Отношения великого князя к своей невесте вполне соответствовали его неразвитости и дурным наклонностям. «Великий князь, — говорит Екатерина, — казалось, был рад приезду моей матери и моему. Мне шел пятнадцатый год. В течение первых десяти дней он был очень занят мною; тут же и в течение этого короткого промежутка времени я увидела и поняла, что он не очень ценит народ, над которым ему суждено было царствовать, что он держался лютеранства, не любил своих приближенных и был очень ребячлив (fort enfant). Я молчала и слушала, чем снискала его доверие; помню, он мне сказал, между прочим, что ему больше всего нравится во мне то, что я его троюродная сестра, и что, в качестве родственника, он может говорить со мною по душе, после чего сказал, что влюблен в одну из фрейлин императрицы…, что ему хотелось бы на ней жениться, но что он покоряется необходимости жениться на мне, потому что его тетка того желает. Я слушала, краснея, эти родственные разговоры, благодаря его за скорое доверие, но в глубине души я взирала с изумлением на его неразумие и недостаток суждения о многих вещах». И позднее в поведении Петра Феодоровича проявлялось то же неразумие по отношению к Екатерине. «Великий князь, — говорила она, — иногда заходил ко мне вечером в мои покои, но у него не было никакой охоты приходить туда: он предпочитал играть в куклы у себя; между тем ему исполнилось тогда 17 лет, мне было 16; он был на год и три месяца старше меня… С переездом в Летний дворец посещения великого князя стали еще реже. Признаюсь, этот недостаток внимания и эта холодность с его стороны, так сказать, накануне нашей свадьбы, не располагали меня в его пользу, и чем более приближалось время, тем менее я скрывала от себя, что, может быть, вступаю в очень неудачный брак, но я имела слишком много гордости и слишком возвышенную душу, чтобы жаловаться и чтобы даже давать повод людям догадываться, что я не считаю себя любимой: я слишком ценила самое себя, чтобы думать, что меня презирают. Впрочем, великий князь позволял себе некоторые вольные поступки и разговоры с фрейлинами императрицы, что мне не нравилось, но я отнюдь об этом не говорила и никто даже не замечал тех душевных волнений, какие я испытывала».

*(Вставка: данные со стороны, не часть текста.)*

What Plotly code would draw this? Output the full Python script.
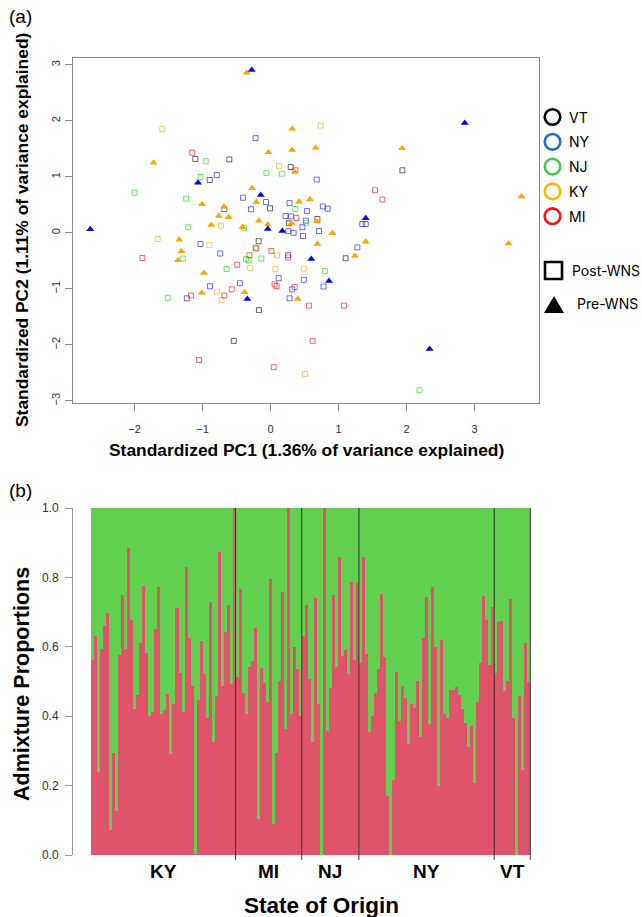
import plotly.graph_objects as go

W, H = 642, 917

# ---------------- Panel (a) PCA data ----------------
vt_post_pc1 = [-1.106, -0.606, 0.297, -0.894, -0.007, 0.27, 0.69, 1.94, -0.174, 1.105, -0.17, -0.54]
vt_post_pc2 = [1.32, 1.31, 1.175, 0.943, 0.437, 0.17, 0.246, 1.116, -0.15, -0.455, -1.38, -1.93]

ny_post_pc1 = [-0.22, -0.79, 0.68, -0.404, -0.066, -0.287, -0.68, 0.28, 0.536, 0.22, 0.30, 0.52,
               0.77, 0.84, 1.35, 1.40, 0.26, 0.34, 0.47, 0.478, 0.713, 1.277, 0.26, 0.78, 0.12,
               0.49, 0.32, 0.28, -1.03, -0.74, -0.45, -0.89, -1.23]
ny_post_pc2 = [1.69, 1.03, 0.95, 0.627, 0.55, 0.42, 0.425, 0.53, 0.39, 0.30, 0.294, 0.216,
               0.47, 0.43, 0.157, 0.157, 0.03, 0.0, 0.1, -0.057, 0.032, -0.26, -0.40, -0.96, -0.81,
               -0.84, -1.01, -1.17, -0.20, -0.37, -0.90, -0.955, -1.17]
ny_pre_pc1 = [-0.276, -1.066, -0.144, -0.04, 0.174, 1.40, 0.60, 0.86, -0.34, 2.856, 2.34, -2.65]
ny_pre_pc2 = [2.906, 0.895, 0.675, 0.07, 0.032, 0.26, -0.47, -0.86, -1.18, 1.96, -2.075, 0.065]

nj_post_pc1 = [-0.953, -0.06, 0.165, -1.03, -2.0, -1.24, -0.39, -1.21, 0.365, 0.52, -0.22,
               -0.36, -0.32, -0.135, 0.80, -1.29, -0.645, -1.51, 2.19]
nj_post_pc2 = [1.277, 1.07, 1.055, 0.996, 0.716, 0.61, 0.09, 0.10, 0.425, 0.18, -0.265,
               -0.47, -0.49, -0.46, -0.68, -0.46, -0.646, -1.16, -2.81]

mi_post_pc1 = [-1.15, 0.365, 0.38, 1.537, 1.645, -0.31, 0.012, 0.26, 0.06, 0.09, 0.356, 0.566,
               1.08, 0.62, 0.047, -1.885, -0.49, -0.57, -0.68, -1.17, -1.05, -0.21]
mi_post_pc2 = [1.43, 1.116, 0.264, 0.76, 0.595, -0.40, -0.325, -0.44, -0.92, -0.95, -0.97, -1.30,
               -1.30, -1.93, -2.40, -0.45, -0.57, -1.01, -1.12, -1.12, -2.27, -0.28]

ky_post_pc1 = [-1.59, 0.125, 0.738, -0.728, 0.096, -0.30, 0.07, 0.49, 0.51, -1.66, -0.90, -0.79, -0.72]
ky_post_pc2 = [1.85, 1.19, 1.915, 0.127, -0.40, -0.63, -0.646, -0.64, -2.52, -0.11, -0.22, -1.05, -1.20]
ky_pre_pc1 = [-0.35, -1.72, -0.03, 0.32, 0.316, 0.665, 0.356, -1.007, -0.27, -0.208, -0.684, -0.76,
              -0.615, -0.87, -0.41, -0.17, -0.04, 0.42, 0.58, 0.31, 0.685, 1.934, 3.69, 0.91, 0.69,
              1.40, 1.24, 3.50, 0.40, -0.38, -1.34, -1.31, -1.36, -0.98, -1.01]
ky_pre_pc2 = [2.86, 1.25, 1.44, 1.86, 1.48, 1.52, 1.086, 0.51, 0.795, 0.55, 0.466, 0.30,
              0.277, 0.14, 0.10, 0.216, 0.15, 0.556, 0.60, 0.17, 0.20, 1.51, 0.65, -0.01, -0.2,
              -0.16, -0.41, -0.19, -1.18, -1.06, -0.125, -0.33, -0.49, -0.72, -1.07]

pc_ticks_x = [-2, -1, 0, 1, 2, 3]
pc_ticks_y = [-3, -2, -1, 0, 1, 2, 3]

# ---------------- Panel (b) admixture data ----------------
states = ["KY", "MI", "NJ", "NY", "VT"]
ky_admix = [0.561, 0.632, 0.240, 0.593, 0.660, 0.696, 0.072, 0.295, 0.128, 0.576, 0.749, 0.595,
            0.886, 0.677, 0.422, 0.461, 0.612, 0.775, 0.583, 0.400, 0.411, 0.651, 0.772, 0.406,
            0.419, 0.464, 0.292, 0.435, 0.712, 0.525, 0.411, 0.830, 0.624, 0.486, 0.002, 0.447,
            0.618, 0.522, 0.396, 0.728, 0.327, 0.457, 0.874, 0.487, 0.642, 0.721, 0.493, 1.0]
mi_admix = [0.513, 0.766, 0.466, 0.406, 0.542, 0.559, 0.655, 0.103, 0.538, 0.497, 0.441, 0.795,
            0.088, 0.293, 0.502, 0.757, 0.362, 1.0, 0.406, 0.600, 0.537, 0.402]
nj_admix = [0.630, 0.721, 0.508, 0.327, 0.740, 0.435, 0.0, 1.0, 0.358, 0.482, 0.750, 0.543,
            0.859, 0.574, 0.591, 0.523, 0.786, 0.562, 0.785]
ny_admix = [0.554, 0.860, 0.579, 0.354, 0.401, 0.467, 0.536, 0.752, 0.571, 0.169, 0.0, 0.215,
            0.527, 0.385, 0.486, 0.452, 0.321, 0.434, 0.423, 0.501, 0.339, 0.626, 0.744, 0.378,
            0.772, 0.600, 0.199, 0.621, 0.406, 0.396, 0.475, 0.475, 0.484, 0.461, 0.420, 0.379,
            0.311, 0.371, 0.208, 0.441, 0.554, 0.745, 0.676, 0.548, 0.714]
vt_admix = [0.525, 0.671, 0.673, 0.474, 0.501, 0.738, 0.394, 0.0, 0.457, 0.245, 0.612, 0.500]
admix_ticks = [0.0, 0.2, 0.4, 0.6, 0.8, 1.0]

legend_states = ["VT", "NY", "NJ", "KY", "MI"]
legend_colors = ["#000000", "#1f6fc5", "#45c845", "#ffb800", "#ff1010"]

# ---------------- helpers ----------------
def px(X):
    return X / W

def py(Y):
    return 1 - Y / H

fig = go.Figure()

sq_groups = [
    (ky_post_pc1, ky_post_pc2, "rgba(255,165,0,0.6)"),
    (ny_post_pc1, ny_post_pc2, "rgba(0,0,255,0.58)"),
    (nj_post_pc1, nj_post_pc2, "rgba(0,225,0,0.6)"),
    (mi_post_pc1, mi_post_pc2, "rgba(255,0,0,0.6)"),
    (vt_post_pc1, vt_post_pc2, "rgba(0,0,0,0.6)"),
]
for xs, ys, col in sq_groups:
    fig.add_trace(go.Scatter(x=xs, y=ys, mode="markers", xaxis="x", yaxis="y",
                             marker=dict(symbol="square-open", size=5, color=col,
                                         line=dict(width=1, color=col)),
                             hoverinfo="skip"))
tri_groups = [
    (ky_pre_pc1, ky_pre_pc2, "#ffa500"),
    (ny_pre_pc1, ny_pre_pc2, "#0000ff"),
]
for xs, ys, col in tri_groups:
    fig.add_trace(go.Scatter(x=xs, y=ys, mode="markers", xaxis="x", yaxis="y",
                             marker=dict(symbol="triangle-up", size=7, color=col,
                                         line=dict(width=0)),
                             hoverinfo="skip"))

# ---------------- bars ----------------
groups = [ky_admix, mi_admix, nj_admix, ny_admix, vt_admix]
red_vals = [v for g in groups for v in g]
green_vals = [1 - v for v in red_vals]
idx = list(range(len(red_vals)))
fig.add_trace(go.Bar(x=idx, y=red_vals, xaxis="x2", yaxis="y2", marker=dict(color="#DF536B", line=dict(width=0)),
                     hoverinfo="skip"))
fig.add_trace(go.Bar(x=idx, y=green_vals, xaxis="x2", yaxis="y2", marker=dict(color="#61D04F", line=dict(width=0)),
                     hoverinfo="skip"))

shapes = []
annotations = []
start = 0
for name, g in zip(states, groups):
    end = start + len(g)
    shapes.append(dict(type="line", xref="x2", yref="y2 domain", x0=end - 0.5, x1=end - 0.5,
                       y0=-0.014, y1=1, line=dict(color="#333333", width=1)))
    annotations.append(dict(x=(start + end - 1) / 2, y=py(871), xref="x2", yref="paper",
                            text="<b>%s</b>" % name, showarrow=False,
                            xanchor="center", yanchor="middle",
                            font=dict(size=19, color="black", family="Liberation Sans, Arial")))
    start = end
n_total = start

# ---------------- axes ----------------
axis_font = dict(size=11, color="#333333", family="Liberation Sans, Arial")
x0_b = -0.5 - (91.3 - 73) / (439.0 / n_total)
x1_b = x0_b + (548 - 73) / (439.0 / n_total)

fig.update_layout(
    template="none",
    width=W, height=H, margin=dict(l=0, r=0, t=0, b=0, pad=0), autosize=False,
    paper_bgcolor="white", plot_bgcolor="white", showlegend=False,
    barmode="stack", bargap=0,
    xaxis=dict(domain=[px(73), px(539)], range=[(73 - 270.5) / 68, (539 - 270.5) / 68],
               tickvals=pc_ticks_x, ticks="outside", ticklen=7, tickcolor="#888888",
               showline=True, mirror=True, linecolor="#888888", linewidth=1,
               showgrid=False, zeroline=False, tickfont=axis_font, anchor="y",
               ticklabelstandoff=9, automargin=False),
    yaxis=dict(domain=[py(403), py(58)], range=[(232.8 - 403) / 56, (232.8 - 58) / 56],
               tickvals=pc_ticks_y, ticks="outside", ticklen=7, tickcolor="#888888",
               showline=True, mirror=True, linecolor="#888888", linewidth=1,
               showgrid=False, zeroline=False, tickfont=axis_font, tickangle=-90, anchor="x",
               ticklabelstandoff=1, automargin=False),
    xaxis2=dict(domain=[px(73), px(548)], range=[x0_b, x1_b], showticklabels=False,
                showline=False, showgrid=False, zeroline=False, ticks="", anchor="y2",
                automargin=False),
    yaxis2=dict(domain=[py(855), py(508)], range=[0, 1], tickvals=admix_ticks,
                ticktext=["%.1f" % t for t in admix_ticks], ticks="outside", ticklen=7,
                tickcolor="#999999", showline=True, linecolor="#999999", linewidth=1,
                showgrid=False, zeroline=False, anchor="x2",
                tickfont=dict(size=12, color="#333333", family="Liberation Sans, Arial"),
                ticklabelstandoff=4, automargin=False),
)

title_font = dict(size=17.4, color="black", family="Liberation Sans, Arial")
big_font = dict(size=22.5, color="black", family="Liberation Sans, Arial")
centered = dict(xref="paper", yref="paper", showarrow=False, xanchor="center", yanchor="middle")
annotations += [
    dict(x=px(21), y=py(17), text="(a)", font=dict(size=19, color="black", family="Liberation Sans, Arial"), **centered),
    dict(x=px(21), y=py(490), text="(b)", font=dict(size=19, color="black", family="Liberation Sans, Arial"), **centered),
    dict(x=px(306), y=py(450), text="<b>Standardized PC1 (1.36% of variance explained)</b>",
         font=title_font, **centered),
    dict(x=px(22), y=py(230), textangle=-90,
         text="<b>Standardized PC2 (1.11% of variance explained)</b>", font=title_font, **centered),
    dict(x=px(22), y=py(684), textangle=-90, text="<b>Admixture Proportions</b>",
         font=dict(size=21.5, color="black", family="Liberation Sans, Arial"), **centered),
    dict(x=px(322), y=py(905), text="<b>State of Origin</b>", font=big_font, **centered),
]

# ---------------- custom legend ----------------
leg_font = dict(size=14, color="black", family="Inter, Liberation Sans, Arial")
for i, (name, col) in enumerate(zip(legend_states, legend_colors)):
    yc = 117 + i * 24.8
    r = 7.8
    shapes.append(dict(type="circle", xref="paper", yref="paper",
                       x0=px(552.5 - r), x1=px(552.5 + r), y0=py(yc + r), y1=py(yc - r),
                       line=dict(color=col, width=2.6), fillcolor="rgba(0,0,0,0)"))
    annotations.append(dict(x=px(567), y=py(yc), xref="paper", yref="paper", text=name,
                            showarrow=False, xanchor="left", yanchor="middle", font=leg_font))
shapes.append(dict(type="rect", xref="paper", yref="paper",
                   x0=px(545), x1=px(562), y0=py(279), y1=py(262),
                   line=dict(color="black", width=2.6), fillcolor="rgba(0,0,0,0)"))
annotations.append(dict(x=px(570), y=py(270), xref="paper", yref="paper", text="Post-WNS",
                        showarrow=False, xanchor="left", yanchor="middle", font=leg_font))
shapes.append(dict(type="path", xref="paper", yref="paper",
                   path="M %f,%f L %f,%f L %f,%f Z" % (px(544), py(313), px(564), py(313), px(554), py(296)),
                   line=dict(color="black", width=0), fillcolor="black"))
annotations.append(dict(x=px(575), y=py(304), xref="paper", yref="paper", text="Pre-WNS",
                        showarrow=False, xanchor="left", yanchor="middle", font=leg_font))

fig.update_layout(shapes=shapes, annotations=annotations)

fig.write_html("out.html", config={"displayModeBar": False},
               post_script="document.body.style.margin='0';")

Екатерину Алексеевну тем более возмущало поведение великого князя, что она ясно сознавала свое умственное превосходство над ним. Едва приехав в Россию, она быстро поняла свое положение в чуждой для нее остановке и, желая стать в уровень с возложенными на нее надеждами, не руководимая никем, более того, даже иногда вопреки матери, естественной своей руководительнице, составила себе план поведения, совершенно противоположный поведению будущего своего супруга. Во вновь открытой, ранней редакции своих «Записок» Екатерина писала следующее: «вот рассуждение или, вернее, заключение, которое я сделала, как только увидала, что твердо основалась в России, и которое я никогда не теряла из виду ни на минуту:
1) нравиться великому князю,
2) нравиться императрице,
3) нравиться народу.
Я хотела бы выполнить все три пункта, и если мне это не удалось, то либо желанные предметы не были расположены к тому, чтоб это было, или же Провидению это не было угодно; ибо, поистине, я не пренебрегала ничем, чтобы этого достичь: угодливость, покорность, уважение, желание нравиться, желание поступать, как следует, — все с моей стороны постоянно к тому употребляемо было с 1744 по 1761 г. Признаюсь, что, когда я теряла надежду на успех в первом пункте, я удваивала усилия, чтобы выполнить другие два желания; мне показалось, что не раз успевала во втором, а третий мне удался во всем своем объеме, без всякого ограничения каким-либо временем, и, следовательно, я думаю, что довольно хорошо исполнила свою задачу. Остальное, что я скажу, лучше пояснит то, что я уже сказала. Этот план в конце концов сложился в моей голове в пятнадцатилетнем возрасте, без чьего-либо участия, и самое большое, что я могу сказать, это то, что он был следствием моего воспитания; но если я должна сказать искренно, что я думаю, то я смотрю на него, как на плод моего ума и моей души, и приписываю его лишь себе одной; я никогда не теряла его из виду; все, что я когда-либо делала, всегда к этому клонилось, и вся моя жизнь была изысканием средств, как этого достигнуть».